Einde inhoudsopgave
Wet publieke gezondheid
Artikel 6b [Nadere regelgeving vaccinatieprogramma]
Geldend
Geldend vanaf 01-01-2019
- Redactionele toelichting
Lid 3 t/m 7 zijn in werking getreden.
- Bronpublicatie:
29-05-2017, Stb. 2017, 258 (uitgifte: 20-06-2017, kamerstukken: 34472)
- Inwerkingtreding
01-01-2019
- Bronpublicatie inwerkingtreding:
04-12-2017, Stb. 2017, 472 (uitgifte: 13-12-2017, kamerstukken/regelingnummer: -)
- Vakgebied(en)
Corona (V)
Gezondheidsrecht / Algemeen
Gezondheidsrecht / Bijzondere onderwerpen
Openbare orde en veiligheid / Crisismanagement
1.
Bij algemene maatregel van bestuur wordt een vaccinatieprogramma vastgesteld, waarin wordt opgenomen welke groepen voor welke vaccinaties in aanmerking komen.

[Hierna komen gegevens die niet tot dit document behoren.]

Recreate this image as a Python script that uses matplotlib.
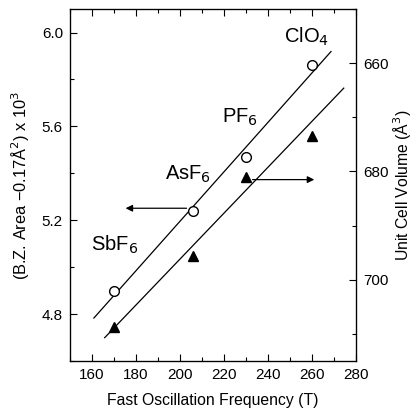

Voor de openbare lichamen Bonaire, Sint Eustatius en Saba kan een afwijkend aanbod worden opgenomen.
2.
Onze Minister draagt via het RIVM zorg voor de regie op en de coördinatie van de uitvoering, alsmede de registratie, bewaking en evaluatie van het vaccinatieprogramma.
3.
Het college van burgemeester en wethouders draagt mede zorg voor het deel van het vaccinatieprogramma dat daartoe bij algemene maatregel van bestuur is aangewezen. Het college draagt ervoor zorg dat deze wordt uitgevoerd door de organisatie, of onder verantwoordelijkheid van die organisatie, die voor het college de jeugdgezondheidszorg, bedoeld in artikel 5, uitvoert.
4.
Het college van burgemeester en wethouders past bij de uitvoering van het vaccinatieprogramma de vaccins toe die door of vanwege het RIVM worden verstrekt. De vaccins blijven eigendom van het RIVM tot het moment van toediening.
5.
Het college van burgemeester en wethouders draagt ervoor zorg dat aan het RIVM ten behoeve van de taken van het RIVM, bedoeld in het tweede lid, wordt gemeld welke organisatie voor de gemeente uitvoering geeft aan de vaccinaties.
6.
Bij of krachtens algemene maatregel van bestuur worden regels gesteld voor de kwalitatieve en programmatische uitvoering van het deel van het vaccinatieprogramma, bedoeld in het derde lid. Voor de openbare lichamen Bonaire, Sint Eustatius en Saba kunnen voor de programmatische uitvoering afwijkende regels worden gesteld.
7.
De voordracht voor een krachtens het zesde lid vast te stellen algemene maatregel van bestuur wordt niet gedaan dan vier weken nadat het ontwerp aan de beide kamers der Staten-Generaal is overgelegd.